Mais, plus encore, une œuvre d’art religieux ouvre le contemplateur à la dévotion. Et le dépliant promouvant, au printemps 1950, le projet d’édification de la statue est à cet égard des plus instructifs, présentant comme une “œuvre nationale” ce “projet destiné à magnifier la Vierge immaculée”. Cette opération, bénie par Mgr Lamy, est évidemment replacée dans la nécessité de l’instant, mais aussi dans la tradition du culte à la Vierge Marie : “Symbole même de la Force et de la Lumière matérielle et spirituelle, n’est-elle pas la Patronne désignée de la production hydro-électrique française ainsi que de son utilisation industrielle et privée ? […] Le livre d’or de la souscription est d’ores et déjà ouvert. Le comité lance un appel ardent à tous les producteurs et bénéficiaires de cette puissance naturelle qu’est l’électricité, élément indispensable à toutes les branches de l’activité moderne : ingénieurs et employés des stations hydro-électriques de France ainsi que des centrales de transport et de distribution ; mineurs et cheminots ; radiologues et chirurgiens, conservateurs de musées ; sociétés métallurgiques et industrielles, cinématographiques et théâtrales ; établissements scolaires et hospitaliers ; paysans et citadins ; en résumé, à tous les Français et à tous les chrétiens, pour qu’ils participent à cette œuvre religieuse et artistique si suggestive du moment, en adressant leur modeste obole ou leur don généreux à M. l’abbé B. Lacroix, curé de Domecy-sur-Cure (Yonne).”

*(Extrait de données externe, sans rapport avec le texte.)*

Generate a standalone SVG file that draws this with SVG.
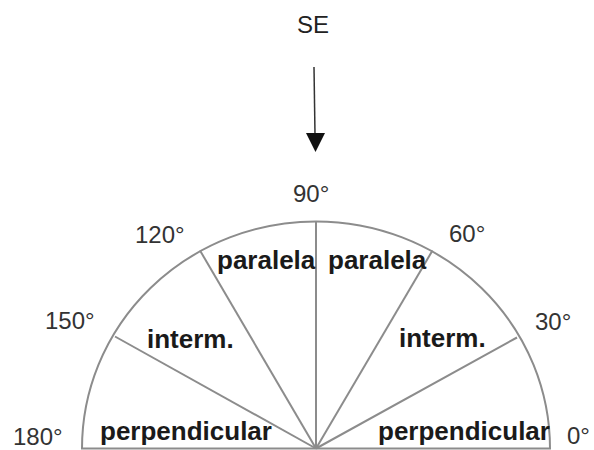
<svg xmlns="http://www.w3.org/2000/svg" width="594" height="450" viewBox="0 0 594 450">
<style>
.deg{font-family:"Liberation Sans",Arial,sans-serif;font-size:24px;fill:#333}
.lab{font-family:"Liberation Sans",Arial,sans-serif;font-size:26px;font-weight:bold;fill:#1a1a1a}
.pro{fill:none;stroke:#8c8c8c;stroke-width:2}
</style>
<rect width="594" height="450" fill="#fff"/>
<g id="protractor">
<path class="pro" d="M82,448.5 A234,227 0 0 1 550,448.5 Z"/>
</g>
<g id="connectors">
<line class="pro" x1="316" y1="448.5" x2="316" y2="221.5"/>
<line class="pro" x1="316" y1="448.5" x2="432.5" y2="250.5"/>
<line class="pro" x1="316" y1="448.5" x2="517" y2="337.5"/>
<line class="pro" x1="316" y1="448.5" x2="200" y2="250.5"/>
<line class="pro" x1="316" y1="448.5" x2="115" y2="336.5"/>
<line x1="314" y1="67" x2="315" y2="135" stroke="#333" stroke-width="1.5"/>
<polygon points="306,133 325,133 315.5,152" fill="#111"/>
</g>
<g id="SE"><text class="deg" x="313" y="33" text-anchor="middle" style="fill:#222">SE</text></g>
<g id="deg90"><text class="deg" x="293" y="202">90°</text></g>
<g id="deg120"><text class="deg" x="135" y="243">120°</text></g>
<g id="deg150"><text class="deg" x="45" y="329">150°</text></g>
<g id="deg180"><text class="deg" x="13" y="445">180°</text></g>
<g id="deg60"><text class="deg" x="449" y="242">60°</text></g>
<g id="deg30"><text class="deg" x="535" y="330">30°</text></g>
<g id="deg0"><text class="deg" x="567" y="444">0°</text></g>
<g id="paralela-left"><text class="lab" x="217" y="269">paralela</text></g>
<g id="paralela-right"><text class="lab" x="328" y="269">paralela</text></g>
<g id="interm-left"><text class="lab" x="147" y="348">interm.</text></g>
<g id="interm-right"><text class="lab" x="399" y="347">interm.</text></g>
<g id="perp-left"><text class="lab" x="100" y="440">perpendicular</text></g>
<g id="perp-right"><text class="lab" x="378" y="440">perpendicular</text></g>
</svg>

Le 16 septembre 1951, Mgr Lamy procède à la bénédiction de la statue au cœur d’une grande journée de pèlerinage. Le 19 juillet 1953, un autre pèlerinage à Notre-Dame de la Lumière est organisé par la Fédération nationale des Cinémas français et la Fédération nationale du Spectacle et du Film. Le 11 août 1957, le traditionnel pèlerinage propose même d’assister “pour la première fois dans l’Avallonnais et dans le Morvan” à la projection du film de renommée mondiale “Lourdes et ses miracles” que Georges Rouquier a réalisé en 1955, avec pour assistant Jacques Demy. Mais chacune de ces fêtes s’achève évidemment par l’embrasement et l’illumination de la statue. Notre-Dame de la Force et de la Lumière veille donc sur le Morvan en parvenant à conjuguer les aspirations spirituelles avec le progrès technique, comme un modèle parfait autant que surprenant des capacités d’acculturation chrétienne.

Nicolas Tafoiry, archiviste diocésain

Article paru dans la revue diocésaine Église dans l'Yonne - ÉDY, de décembre 2021.